COLUMBUS — Ohio county officials generally like Gov. John Kasich’s plan to expand the sales-tax base to a long list of services, but they’re raising the alarm over the idea the state thinks it can then cut their locally approved “piggyback” sales tax rates.
“We believe that this violates the principle of local control and sets a dangerous precedent that could open the door to the reduction of other locally enacted taxes in the future,” Larry Long, executive director of the County Commissioners Association of Ohio, told a House subcommittee this week.
Counties are authorized to enact a local sales tax rate of up to 1.5 cents on the dollar to “piggyback” on top of the statewide rate of 5.5 cents. Forty-eight counties have enacted the maximum rate. Lucas County is at 1.25 cents on the dollar.
Mr. Kasich has proposed expanding the state’s sales tax base to a litany of currently untaxed services — cable TV, legal services, coin-operated laundries, haircuts, pet grooming, travel agents, advertising, and magazine subscriptions among them.
That alone is expected to generate more than $3 billion in additional sales tax revenue over the next two years.
The expansion, however, is part of a broader tax package that also calls for a half-penny reduction in the current sales tax rate to 5 percent, a hike in severance taxes paid by shale oil and natural gas drillers, and a net $1.4 billion income tax cut for individuals and small businesses.
Arguing that the broadening of the sales tax base could lead to a financial windfall for counties that would negate benefits of the net tax-cut plan, Mr. Kasich has proposed cutting counties’ “piggyback” rates to ensure they don’t take in more than 10 percent over what they collect now. They could collect an additional 5 percent during the second year of the budget.
Lucas County would see its rate reduced to an even penny on the dollar under the first year of the plan.
The rates would be recalculated each year for three years during which counties would be prohibited from enacting any increases in their rates.
While increases of 10 percent in sales-tax collections in the first year of the budget and 15 percent total in the second might look good at first, Lucas County Administrator Peter Ujvagi told the subcommittee that it “has the potential to be a Potemkin’s village for counties — looking strong from the outside, but no substance on the inside.”
Counties already are suspicious of the administration given the 50 percent cut they suffered in local government funds in the current two-year budget.

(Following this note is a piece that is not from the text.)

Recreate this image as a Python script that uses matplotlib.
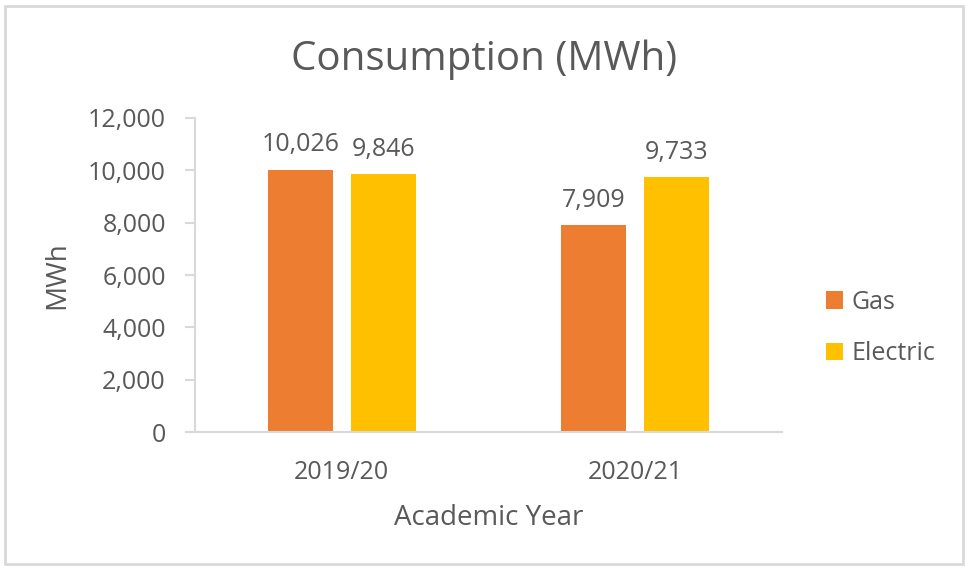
import matplotlib.pyplot as plt
from matplotlib.patches import Rectangle
from matplotlib.ticker import FuncFormatter

plt.rcParams['font.family'] = ['Open Sans', 'DejaVu Sans']

years = ['2019/20', '2020/21']
gas = [10026, 7909]
electric = [9846, 9733]

text_col = '#595959'
grid_col = '#D9D9D9'

fig = plt.figure(figsize=(9.65, 5.68), dpi=100)
ax = fig.add_axes([195 / 965, 1 - 432 / 568, (782 - 195) / 965, (432 - 118) / 568])

x = list(range(len(years)))
w = 0.222
off = 0.141
b1 = ax.bar([i - off for i in x], gas, width=w, color='#ED7D31', label='Gas')
b2 = ax.bar([i + off for i in x], electric, width=w, color='#FFC000', label='Electric')

for bars in (b1, b2):
    for r in bars:
        ax.annotate(f'{int(r.get_height()):,}', (r.get_x() + r.get_width() / 2, r.get_height()),
                    xytext=(0, 9), textcoords='offset points', ha='center', va='bottom',
                    fontsize=18, color=text_col)

ax.set_xlim(-0.5, 1.5)
ax.set_ylim(0, 12000)
ax.set_yticks(range(0, 12001, 2000))
ax.yaxis.set_major_formatter(FuncFormatter(lambda v, p: f'{int(v):,}'))
ax.set_xticks(x)
ax.set_xticklabels(years)

for s in ['top', 'right']:
    ax.spines[s].set_visible(False)
for s in ['left', 'bottom']:
    ax.spines[s].set_color(grid_col)
    ax.spines[s].set_linewidth(1.5)
ax.tick_params(axis='y', colors=grid_col, labelcolor=text_col, labelsize=18, length=7, width=1.5, pad=14)
ax.tick_params(axis='x', length=0, labelcolor=text_col, labelsize=18, pad=20)

ax.set_ylabel('MWh', fontsize=20, color=text_col, labelpad=12)
ax.set_xlabel('Academic Year', fontsize=20, color=text_col, labelpad=14)
fig.text(484 / 965, 1 - 60 / 568, 'Consumption (MWh)', ha='center', va='center',
         fontsize=29, color=text_col)

leg = fig.legend(handles=[b1, b2], loc='center left', bbox_to_anchor=(803 / 965, 1 - 328 / 568),
                 frameon=False, fontsize=18, labelcolor=text_col, handlelength=0.7,
                 handleheight=0.7, handletextpad=0.35, labelspacing=1.05)

fig.patches.append(Rectangle((5 / 965, 4 / 568), 958 / 965, 558 / 568, transform=fig.transFigure,
                             fill=False, edgecolor=grid_col, linewidth=2))

fig.savefig('out.png', dpi=100)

They argue that the recalculation of their piggyback sales tax rates doesn’t take into consideration normal revenue growth expected even without the base expansion. They argue such actions would infringe on decisions local voters have already made and violate state law in cases where the local sales tax at a specific rate is earmarked to pay off debts for things like jails, stadiums, or convention centers.
Counties argue that the three-year moratorium ignores cases where counties may be preparing to ask voters for a rate increase for a capital improvement project or instances where a piggyback sales tax rate is coming up for renewal.
“That’s a concern of mine,” said Rep. Jeff McClain (R., Upper Sandusky), who chairs the Ways and Means Subcommittee. “I don’t think we have the authority to suspend their ability if they’re not at the max.”
Mr. Ujvagi, a former state representative, joined the voices of those challenging the idea of trading a sales-tax expansion for an income tax cut.
“For the vast majority of Ohioans, the additional sales tax will be greater than the income tax reduction,” he said.
“Restricting local county authority and the citizen’s power to determine local sales tax levels for three years and possibly longer is not democratic, fair, or equitable either.”